▶
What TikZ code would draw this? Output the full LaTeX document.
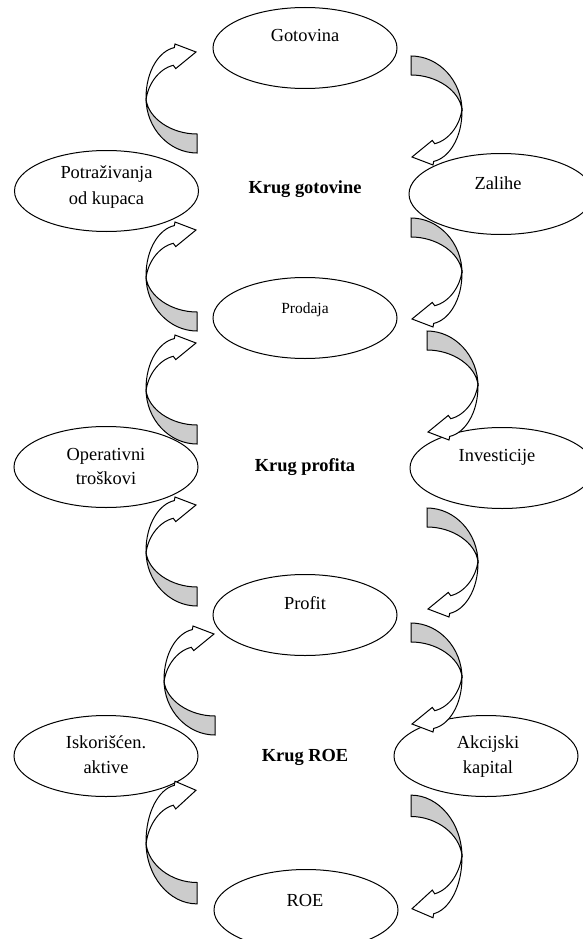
\documentclass[tikz,border=0pt]{standalone}
\usepackage{fontspec}
\setmainfont{Liberation Serif}
\usetikzlibrary{shapes.geometric}
\definecolor{shadegray}{HTML}{CCCCCC}
\tikzset{
  elli/.style={ellipse, draw, line width=1pt, minimum width=184pt, minimum height=81pt, inner sep=0pt},
  lbl/.style={anchor=base, inner sep=0pt, font=\fontsize{18.4}{20}\selectfont},
  lblsmall/.style={anchor=base, inner sep=0pt, font=\fontsize{15.5}{18}\selectfont},
  krug/.style={anchor=base, inner sep=0pt, font=\fontsize{18.4}{20}\selectfont\bfseries},
  backpart/.style={fill=shadegray, draw, line width=1pt},
  frontpart/.style={fill=white, draw, line width=1pt},
}
\newcommand{\crvarrow}[2][]{%
  \begin{scope}[shift={#2}, #1]
    \draw[backpart] (0,0) .. controls (0,30) and (23,55) .. (51,55) -- (51,36) .. controls (25,36) and (2,20) .. (0,1) -- cycle;
    \draw[frontpart] (0,3) .. controls (1,-12) and (12,-29) .. (27.3,-32.7) -- (29.7,-29.4) -- (50,-46) -- (29,-54) -- (28.3,-50.4) .. controls (13,-47) and (0,-27) .. (0,0) -- cycle;
  \end{scope}}
\begin{document}
\begin{tikzpicture}[x=1pt, y=-1pt]
\useasboundingbox (0,0) rectangle (583,939);
\clip (0,0) rectangle (583,939);
\fill[white] (0,0) rectangle (583,939);
% ellipses
\node[elli] (got) at (305,48) {};
\node[elli] (pot) at (106.5,191) {};
\node[elli] (zal) at (501,194) {};
\node[elli] (pro) at (305,318) {};
\node[elli] (ope) at (106,467) {};
\node[elli] (inv) at (502,468) {};
\node[elli] (prf) at (305,615) {};
\node[elli] (isk) at (106,756) {};
\node[elli] (akc) at (486,756) {};
\node[elli] (roe) at (306,910) {};
% texts
\node[lbl] (tgot) at (305,42) {Gotovina};
\node[lbl] (tpot1) at (106.5,178) {Potraživanja};
\node[lbl] (tpot2) at (106.5,204) {od kupaca};
\node[lbl] (tzal) at (498,189) {Zalihe};
\node[krug] (kg) at (305,193) {Krug gotovine};
\node[lblsmall] (tpro) at (305,313) {Prodaja};
\node[lbl] (tope1) at (106,460) {Operativni};
\node[lbl] (tope2) at (106,484) {troškovi};
\node[lbl] (tinv) at (497,461) {Investicije};
\node[krug] (kp) at (305,471) {Krug profita};
\node[lbl] (tprf) at (305,609) {Profit};
\node[lbl] (tisk1) at (106,748) {Iskorišćen.};
\node[lbl] (tisk2) at (106,773) {aktive};
\node[lbl] (takc1) at (488,748) {Akcijski};
\node[lbl] (takc2) at (488,773) {kapital};
\node[krug] (kr) at (305,761) {Krug ROE};
\node[lbl] (troe) at (305,906) {ROE};
% left curved arrows (pointing up)
\crvarrow{(146,98)}
\crvarrow{(146,276)}
\crvarrow{(146,389)}
\crvarrow{(146,551)}
\crvarrow{(164,680)}
\crvarrow[yscale=1.125]{(146,842)}
% right curved arrows (pointing down)
\crvarrow[rotate=180]{(462,111)}
\crvarrow[rotate=180]{(462,273)}
\crvarrow[rotate=180]{(478,386)}
\crvarrow[rotate=180]{(478,563)}
\crvarrow[rotate=180]{(462,678)}
\crvarrow[rotate=180, yscale=1.125]{(462,857)}
\end{tikzpicture}
\end{document}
◀
**AIM OF THE TASK**: Reproduce the material above verbatim; omit every picture.

**WORKED ANSWER**:
What TikZ code would draw this? Output the full LaTeX document.
\documentclass[tikz,border=0pt]{standalone}
\usepackage{fontspec}
\setmainfont{Liberation Serif}
\usetikzlibrary{shapes.geometric}
\definecolor{shadegray}{HTML}{CCCCCC}
\tikzset{
  elli/.style={ellipse, draw, line width=1pt, minimum width=184pt, minimum height=81pt, inner sep=0pt},
  lbl/.style={anchor=base, inner sep=0pt, font=\fontsize{18.4}{20}\selectfont},
  lblsmall/.style={anchor=base, inner sep=0pt, font=\fontsize{15.5}{18}\selectfont},
  krug/.style={anchor=base, inner sep=0pt, font=\fontsize{18.4}{20}\selectfont\bfseries},
  backpart/.style={fill=shadegray, draw, line width=1pt},
  frontpart/.style={fill=white, draw, line width=1pt},
}
\newcommand{\crvarrow}[2][]{%
  \begin{scope}[shift={#2}, #1]
    \draw[backpart] (0,0) .. controls (0,30) and (23,55) .. (51,55) -- (51,36) .. controls (25,36) and (2,20) .. (0,1) -- cycle;
    \draw[frontpart] (0,3) .. controls (1,-12) and (12,-29) .. (27.3,-32.7) -- (29.7,-29.4) -- (50,-46) -- (29,-54) -- (28.3,-50.4) .. controls (13,-47) and (0,-27) .. (0,0) -- cycle;
  \end{scope}}
\begin{document}
\begin{tikzpicture}[x=1pt, y=-1pt]
\useasboundingbox (0,0) rectangle (583,939);
\clip (0,0) rectangle (583,939);
\fill[white] (0,0) rectangle (583,939);
% ellipses
\node[elli] (got) at (305,48) {};
\node[elli] (pot) at (106.5,191) {};
\node[elli] (zal) at (501,194) {};
\node[elli] (pro) at (305,318) {};
\node[elli] (ope) at (106,467) {};
\node[elli] (inv) at (502,468) {};
\node[elli] (prf) at (305,615) {};
\node[elli] (isk) at (106,756) {};
\node[elli] (akc) at (486,756) {};
\node[elli] (roe) at (306,910) {};
% texts
\node[lbl] (tgot) at (305,42) {Gotovina};
\node[lbl] (tpot1) at (106.5,178) {Potraživanja};
\node[lbl] (tpot2) at (106.5,204) {od kupaca};
\node[lbl] (tzal) at (498,189) {Zalihe};
\node[krug] (kg) at (305,193) {Krug gotovine};
\node[lblsmall] (tpro) at (305,313) {Prodaja};
\node[lbl] (tope1) at (106,460) {Operativni};
\node[lbl] (tope2) at (106,484) {troškovi};
\node[lbl] (tinv) at (497,461) {Investicije};
\node[krug] (kp) at (305,471) {Krug profita};
\node[lbl] (tprf) at (305,609) {Profit};
\node[lbl] (tisk1) at (106,748) {Iskorišćen.};
\node[lbl] (tisk2) at (106,773) {aktive};
\node[lbl] (takc1) at (488,748) {Akcijski};
\node[lbl] (takc2) at (488,773) {kapital};
\node[krug] (kr) at (305,761) {Krug ROE};
\node[lbl] (troe) at (305,906) {ROE};
% left curved arrows (pointing up)
\crvarrow{(146,98)}
\crvarrow{(146,276)}
\crvarrow{(146,389)}
\crvarrow{(146,551)}
\crvarrow{(164,680)}
\crvarrow[yscale=1.125]{(146,842)}
% right curved arrows (pointing down)
\crvarrow[rotate=180]{(462,111)}
\crvarrow[rotate=180]{(462,273)}
\crvarrow[rotate=180]{(478,386)}
\crvarrow[rotate=180]{(478,563)}
\crvarrow[rotate=180]{(462,678)}
\crvarrow[rotate=180, yscale=1.125]{(462,857)}
\end{tikzpicture}
\end{document}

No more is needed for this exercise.